Critics of the administrative state who would revive the nondelegation doctrine and embrace the unitary theory of executive power often assume that each branch’s powers are capable of precise definition, functionally distinct from the others, and that the formal boundaries between each branch are sacrosanct. This Article situates these critiques in Founding Era and nineteenth century debates about the structure of the Constitution. In the 1780s, the AntiFederalists objected to the Constitution for failing to enumerate a precise taxonomy of each branch’s powers, for failing to specify that each branch’s powers were exclusive, and for failing to make government officials sufficiently accountable to the voting public. The drafters responded that the Anti-Federalist approach would neither support effective government nor prevent the branches from acting tyrannically. Rather than develop a scheme of discrete and precisely divided powers, as the Anti-Federalists proposed, the drafters preferred precise rules of inter-branch coordination to ensure that no one branch dominates the others. This debate continued throughout the nineteenth and early twentieth centuries, with influential legal minds such as Daniel Webster and Joseph Story rejecting the Anti-Federalist theory of separation of powers.

We call this a theory of separation of powers based on a principle of antidomination.
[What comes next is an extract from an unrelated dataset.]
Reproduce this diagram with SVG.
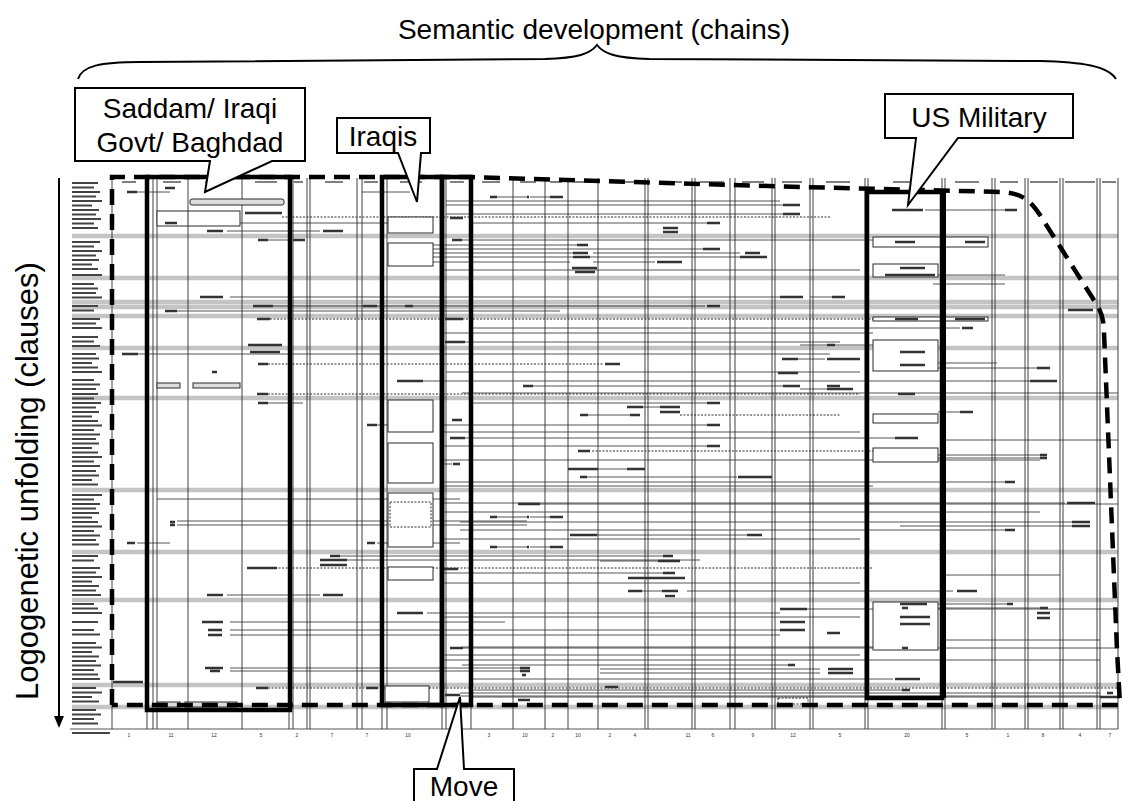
<svg xmlns="http://www.w3.org/2000/svg" width="1123" height="801" viewBox="0 0 1123 801">
<style>
.v{stroke:#2a2a2a;stroke-width:0.9;fill:none}
.h{stroke:#2a2a2a;stroke-width:0.8;fill:none}
.dot{stroke:#2a2a2a;stroke-width:1;stroke-dasharray:2 1.5;fill:none}
.band{stroke:#c4c4c4;stroke-width:4.5;fill:none}
.lab{stroke:#333;stroke-width:2.3;fill:none}
.hdr{stroke:#555;stroke-width:1.6;fill:none}
.rl{stroke:#444;stroke-width:2.1;fill:none}
.box{fill:#fff;stroke:#2a2a2a;stroke-width:1}
.gbox{fill:#ddd;stroke:#2a2a2a;stroke-width:1}
.heavy{fill:none;stroke:#000;stroke-width:4.5}
.env{fill:none;stroke:#000;stroke-width:4.5;stroke-dasharray:16 9}
.call{fill:#fff;stroke:#000;stroke-width:2}
.big{font-family:"Liberation Sans",Arial,sans-serif;font-size:28px;fill:#000;text-anchor:middle}
.num{font-family:"Liberation Sans",Arial,sans-serif;font-size:5px;fill:#333;text-anchor:middle}
</style>
<rect width="1123" height="801" fill="#fff"/>

<g id="title">
<text class="big" x="594" y="39">Semantic development (chains)</text>
<path d="M78,79 C82,66 100,62 140,62 L545,59 C578,58 590,54 597,45 C604,54 616,58 649,59 L1040,61 C1082,62 1108,66 1116,79" fill="none" stroke="#000" stroke-width="2"/>
</g>

<g id="axis">
<text class="big" transform="translate(38,481) rotate(-90)" style="font-size:31px">Logogenetic unfolding (clauses)</text>
<line x1="59" y1="178" x2="59" y2="718" stroke="#000" stroke-width="2"/>
<polygon points="54,716 64,716 59,728" fill="#000"/>
</g>

<g id="table">
<g id="bands">
<path class="band" d="M72 236H1118M72 278H1118M72 302H1118M72 307H1118M72 316H1118M72 348H1118M72 398H1118M72 490H1118M72 552H1118M72 600H1118M72 685H1118M72 707H1118"/>
</g>
<g id="connectors">
<path class="h" d="M137 192H170M362 192H410M497 197H527M530 197H550M446 201H780M446 205H783M925 210H1005M446 214H783M177 223H388M473 223H707M227 231H320M268 240H290M462 240H873M433 245H577M433 249H703M433 253H573M593 253H740M433 257H740M433 262H570M593 262H655M938 275H1005M933 284H1005M230 297H780M810 297H832M273 306H363M377 306H405M413 306H705M177 311H560M470 328H960M465 342H840M800 345H873M138 354H830M798 359H825M920 363H997M933 368H1037M423 381H1030M533 386H783M800 389H827M462 393H1118M268 403H303M470 403H707M643 407H660M938 412H960M588 415H630M377 425H403M440 425H707M462 438H895M440 446H707M938 455H1040M938 458H1040M440 460H1040M440 464H452M598 469H627M587 477H737M440 482H1005M157 499H460M440 503H1065M540 504H1118M497 517H527M530 517H550M177 521H527M460 522H1072M177 525H527M900 526H1072M460 530H1005M597 535H747M137 543H170M377 543H460M497 547H527M530 547H550M340 556H663M347 560H700M600 561H658M440 573H663M642 591H662M687 591H953M227 595H320M930 604H1007M910 608H1040M807 609H1118M427 613H780M230 622H505M230 630H780M230 635H780M462 647H902M462 648H1118M462 665H788M230 668H520M600 669H820M230 671H520M600 673H820M470 679H893M470 690H902M460 693H1100M460 696H1100M470 697H1100M70 729H1118M440 270H860M440 333H873M446 372H860M440 432H860M942 440H1118M440 486H873M440 512H1040M440 539H860M942 575H1060M440 583H860M440 617H860M942 640H1100M440 655H860M440 660H1100"/>
<path class="dot" d="M282 217H830M270 319H873M268 364H603M268 394H860M680 415H840M592 451H873M247 568H873M268 688H1118"/>
</g>
<g id="columns">
<path class="v" d="M112 178V729M147 178V729M153 178V729M157 178V729M188 178V729M242 178V729M289 178V729M293 178V729M307 178V729M310 178V729M357 178V729M362 178V729M382 178V729M387 178V729M442 178V729M446 178V729M471 178V729M513 178V729M545 178V729M568 178V729M598 178V729M645 178V729M648 178V729M692 178V729M695 178V729M730 178V729M735 178V729M772 178V729M775 178V729M810 178V729M813 178V729M865 178V729M868 178V729M942 178V729M945 178V729M992 178V729M995 178V729M1025 178V729M1028 178V729M1060 178V729M1063 178V729M1097 178V729M1100 178V729M1118 178V729"/>
</g>
<g id="inner-boxes">
<rect class="gbox" x="190" y="199" width="94" height="6" rx="2"/>
<rect class="box" x="157" y="211" width="83" height="15"/>
<line x1="188" y1="211" x2="188" y2="226" stroke="#2a2a2a"/>
<rect class="box" x="388" y="217" width="45" height="16"/>
<rect class="box" x="388" y="243" width="45" height="23"/>
<rect class="box" x="388" y="400" width="45" height="32"/>
<rect class="box" x="388" y="443" width="45" height="40"/>
<rect class="box" x="388" y="493" width="45" height="54"/>
<rect x="390" y="502" width="41" height="25" fill="none" stroke="#2a2a2a" stroke-dasharray="2 1.5"/>
<rect class="box" x="388" y="567" width="45" height="13"/>
<rect class="box" x="385" y="686" width="44" height="16"/>
<rect class="gbox" x="157" y="383" width="23" height="5"/>
<rect class="gbox" x="193" y="383" width="47" height="5"/>
<rect class="gbox" x="157" y="702" width="23" height="5"/>
<rect class="gbox" x="185" y="702" width="52" height="5"/>
<rect class="box" x="873" y="237" width="115" height="10"/>
<rect class="box" x="873" y="264" width="65" height="13"/>
<rect class="box" x="873" y="317" width="115" height="4"/>
<rect class="box" x="873" y="340" width="65" height="31"/>
<rect class="box" x="873" y="414" width="65" height="9"/>
<rect class="box" x="873" y="448" width="65" height="14"/>
<rect class="box" x="873" y="602" width="65" height="48"/>
<rect x="778" y="698" width="30" height="6" fill="#fff" stroke="#2a2a2a" stroke-dasharray="2 1.5"/>
</g>
<g id="labels">
<path class="hdr" d="M122 182h14M163 182h18M205 182h20M255 182h22M294 182h9M325 182h18M364 182h14M400 182h22M450 182h14M482 182h18M520 182h16M550 182h12M575 182h16M610 182h24M660 182h22M700 182h24M742 182h22M782 182h20M826 182h24M893 182h22M955 182h24M1000 182h18M1030 182h28M1065 182h30M1102 182h14"/>
<path class="lab" d="M127 192H137M165 188H175M490 197H497M527 197H529M550 197H563M783 205H800M892 210H923M1005 210H1017M245 213H282M783 214H800M450 218H463M165 223H177M707 223H720M663 228H678M663 232H678M207 231H223M323 231H343M258 240H268M293 240H305M452 240H462M577 245H588M703 249H720M573 253H588M745 253H760M573 257H590M740 257H767M657 262H682M572 268H597M575 272H595M200 297H223M780 297H803M832 297H845M253 306H273M363 306H377M405 306H413M707 306H720M165 311H177M1068 310H1093M257 319H270M445 319H463M962 328H973M445 342H465M248 345H282M827 345H835M250 352H280M122 354H138M782 359H798M827 359H860M258 364H268M605 364H620M1037 368H1050M212 372H217M778 373H798M397 381H423M1030 381H1057M523 386H533M783 386H800M827 386H840M827 389H853M898 394H915M257 394H268M258 403H268M707 403H720M627 407H643M660 407H680M660 412H680M960 412H973M580 415H588M630 415H640M452 420H462M367 425H377M707 425H720M450 438H465M895 438H918M707 446H720M578 451H590M1040 455H1047M1040 458H1047M453 464H460M568 469H598M627 469H645M580 477H587M738 477H772M1005 482H1015M1067 503H1095M518 504H540M490 517H497M527 517H529M550 517H563M170 522H175M1072 522H1090M1072 526H1090M170 525H175M1005 530H1015M570 535H597M747 535H762M127 543H135M367 543H375M490 547H497M527 547H529M550 547H563M330 556H340M663 556H673M320 560H347M658 561H680M320 565H347M247 568H277M440 569H458M663 573H675M628 578H685M628 591H642M662 591H678M957 591H977M207 595H223M323 595H343M665 596H675M900 604H927M1007 604H1013M902 608H908M1040 608H1048M780 609H807M397 613H423M1037 613H1050M1037 618H1050M202 622H223M780 622H805M208 630H222M780 630H805M827 633H840M208 635H222M450 648H463M902 648H908M788 665H795M205 668H223M520 668H530M828 669H853M210 671H220M520 671H530M828 673H853M522 675H526M895 679H920M113 682H143M605 687H618M256 688H268M366 688H378M902 690H910M1107 693H1113M445 695H460M1100 697H1120M518 700H530M900 617H930M900 624H930M900 352H925M900 365H925M900 268H925M885 275H935M895 242H915M965 242H985M895 319H918M955 319H985"/>
<path class="rl" d="M72 183h26M72 187.5h22M72 192h28M72 196.5h24M72 201h30M72 205.5h20M72 210h27M72 214.5h24M72 219h29M72 223.5h22M72 228h26M72 242h28M72 246.5h22M72 251h30M72 255.5h24M72 260h27M72 264.5h20M72 269h26M72 275h30M72 284h22M72 288.5h26M72 293h24M72 297.5h30M72 306h26M72 310.5h22M72 319h28M72 323.5h24M72 328h30M72 337h26M72 341.5h22M72 346h28M72 354h24M72 358.5h27M72 363h20M72 367.5h26M72 372h30M72 380h22M72 384.5h28M72 389h24M72 394h26M72 398.5h22M72 403h29M72 407.5h24M72 412h27M72 416.5h20M72 421h26M72 425.5h30M72 430h22M72 434.5h28M72 439h24M72 443.5h27M72 448h20M72 452.5h26M72 457h30M72 461.5h22M72 466h28M72 471h24M72 475.5h27M72 480h20M72 484.5h26M72 495h30M72 499.5h22M72 504h28M72 508.5h24M72 513h27M72 517.5h20M72 522h26M72 526.5h30M72 531h22M72 535.5h28M72 540h24M72 544.5h27M72 556h26M72 560.5h22M72 568h28M72 572.5h24M72 577h30M72 581.5h20M72 586h27M72 590.5h24M72 595h29M72 604h22M72 608.5h26M72 613h30M72 622h26M72 630h22M72 634.5h28M72 643h24M72 647.5h30M72 652h20M72 656.5h27M72 661h24M72 665.5h29M72 670h22M72 674.5h26M72 679h28M72 688h24M72 692.5h30M72 697h20M72 701.5h27M72 710h24M72 714.5h29M72 719h22M72 723.5h26M72 733h38"/>
</g>
<g id="column-numbers">
<text class="num" x="129" y="737">1</text><text class="num" x="171" y="737">11</text><text class="num" x="214" y="737">12</text><text class="num" x="261" y="737">5</text><text class="num" x="297" y="737">2</text><text class="num" x="332" y="737">7</text><text class="num" x="367" y="737">7</text><text class="num" x="408" y="737">10</text><text class="num" x="489" y="737">3</text><text class="num" x="525" y="737">10</text><text class="num" x="553" y="737">2</text><text class="num" x="578" y="737">10</text><text class="num" x="610" y="737">2</text><text class="num" x="635" y="737">4</text><text class="num" x="688" y="737">11</text><text class="num" x="713" y="737">6</text><text class="num" x="753" y="737">9</text><text class="num" x="793" y="737">12</text><text class="num" x="840" y="737">5</text><text class="num" x="907" y="737">20</text><text class="num" x="967" y="737">5</text><text class="num" x="1008" y="737">1</text><text class="num" x="1043" y="737">8</text><text class="num" x="1080" y="737">4</text><text class="num" x="1110" y="737">7</text>
</g>
</g>

<g id="saddam-box"><rect class="heavy" x="147" y="177" width="143" height="533"/></g>
<g id="iraqis-box"><rect class="heavy" x="382" y="177" width="60" height="528"/></g>
<g id="move-box"><rect class="heavy" x="442" y="177" width="29" height="528"/></g>
<g id="usmil-box"><rect class="heavy" x="867" y="192" width="75" height="506"/><line x1="945" y1="192" x2="945" y2="698" stroke="#000" stroke-width="2"/></g>

<g id="envelope">
<path class="env" d="M112,705 L112,177 L470,177 L800,187 L1000,192 C1022,193 1030,200 1040,215 L1097,305 C1102,313 1104,322 1104,332 L1117,650 L1120,705 L112,705"/>
</g>

<g id="callout-saddam">
<path class="call" d="M75,88 H305 V161 H272 L205,192 L210,161 H75 Z"/>
<text class="big" x="190" y="118">Saddam/ Iraqi</text>
<text class="big" x="190" y="152">Govt/ Baghdad</text>
</g>
<g id="callout-iraqis">
<path class="call" d="M337,118 H430 V153 H421 L417,202 L398,153 H337 Z"/>
<text class="big" x="383" y="146">Iraqis</text>
</g>
<g id="callout-usmil">
<path class="call" d="M885,94 H1073 V138 H958 L908,205 L916,138 H885 Z"/>
<text class="big" x="979" y="127">US Military</text>
</g>
<g id="callout-move">
<path class="call" d="M414,769 H437 L460,697 L464,769 H514 V806 H414 Z"/>
<text class="big" x="464" y="796">Move</text>
</g>
</svg>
On this view, the separation of powers is breached only if one branch deprives another of its procedural capacity to check the others. We further argue that this theory (a) provides a plausible account of the Framers’ understanding; (b) has had significant purchase in the development of interbranch relations since the Founding and thus can serve as a kind of rational reconstruction of historical practice; and (c) is consistent with the relevant constitutional text and the overall constitutional structure.